= Distancing language =

Phrasing technique which disassociates speaker from subject

Distancing language is phrasing used by a person to psychologically "distance" themselves from a statement. It is used in an effort to separate a particular topic, idea, discussion, or group from their own personal identity for the purpose of self-deception, deceiving others, or disunifying oneself from a team, among others. The use of distancing language is primarily subconscious as a means to disengage oneself from acts or ideas that conflict with their personal values, beliefs, and ideals, and is often used to identify if a person is lying. Conscious uses of distancing language are often euphemistic in nature in order to downplay or desensitize a loaded topic in an effort to separate the speaker from the subject at hand.

==Common practices of distancing language==

=== Avoiding first-person pronouns ===
The use of first-person pronouns as a singular ("I", "me", "my", "myself"), and as a plural ("we", "us", "our", "ourselves") indicates a psychological closeness between the speaker and the topic of discussion. Omitting first-person pronouns suggests the absence of responsibility and identification with the ideas conveyed in the statement.

==== "You" as a third-person pronoun ====
In the English language, the pronoun "you" can be used as an appropriate use of distancing language in a universal context, where the statements are intended to be applied to anyone in the general public (e.g. the statement "You should never drink and drive" pertains to anyone who drives). Consequently, “you” is a common replacement for a first-person pronoun, often to hint at one's lack of commitment to or interest in a group or organization.
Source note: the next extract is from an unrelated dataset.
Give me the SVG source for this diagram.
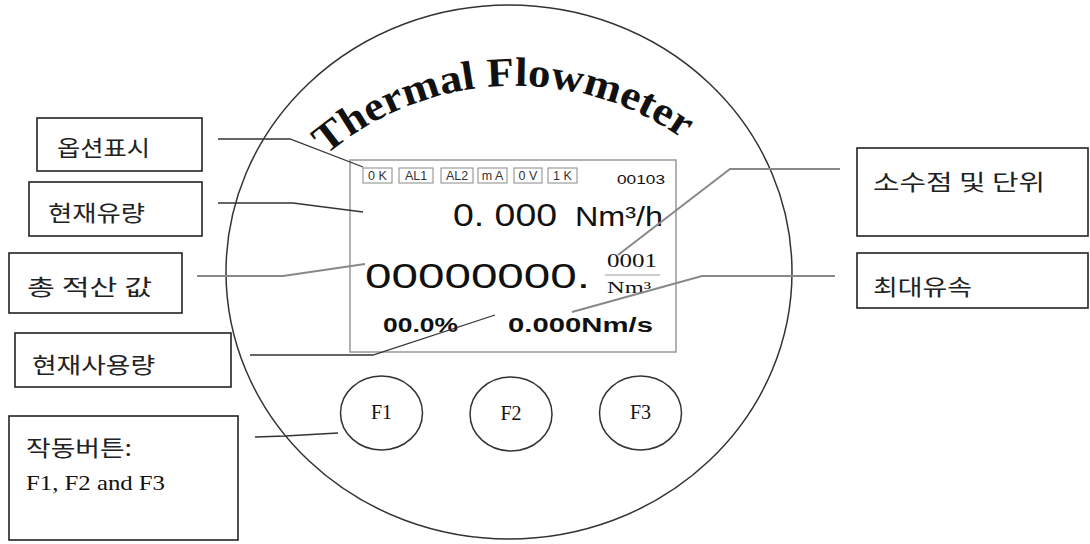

- When suggesting ways to increase traffic to an organization's information booth at a fair, a group member says, "You'll get the attention of more people if you play upbeat music." The alternative phrasing, "We'll get the attention of more people if we play upbeat music" suggests the speaker identifies with the organization, accepting the shared task of garnering attention to the organization's booth.

==== Passive voicing ====
The use of a passive voice allows for the omission of identity or ownership, since the nature of the passive voice is that an action is done to an object, and the action's agent is not necessary.

- A restaurant server tells a customer that "A mistake was made on your order" instead of "I made a mistake on your order" as a way of avoiding ownership.

=== “that” vs. "this" ===
Demonstrative determiners such as “that” and “those” illustrate a physical or psychological distance between the object and the speaker. The demonstratives “this” and “these” refer to an object that is close to the speaker.

- A business owner says, "I did not come up with those ideas", after his business proposal was rejected by investors.

=== Deflecting, minimizing, omission of detail ===

Avoiding straightforward statements is common in deception, either to another person or in self-deception, in order to avoid details that might signify ownership or personal knowledge of the topic. This is accomplished through statements that deflect the topic or that minimize the importance and impact of the topic; alternatively, the speaker can keep statements vague or use hedge words.

- When a man is asked about his ex-girlfriend's infidelity, he shrugs and says, "I guess I should've seen it coming. We were fighting all the time at that point anyway, so we were probably going to break up sooner rather than later."

=== Euphemisms ===
Euphemisms are used as a means of minimizing negative emotions that the statement may elicit (either from the speaker or others), in order to make the speaker appear unaffected and the situation impersonal.

- Military personnel may use a range of distancing terms for combatants either killing or getting killed. They may also employ distancing, dehumanizing terms for enemy combatants. "Collateral damage" for the incidental or accidental killing of non-combatants during attacks on legitimate military targets is an example.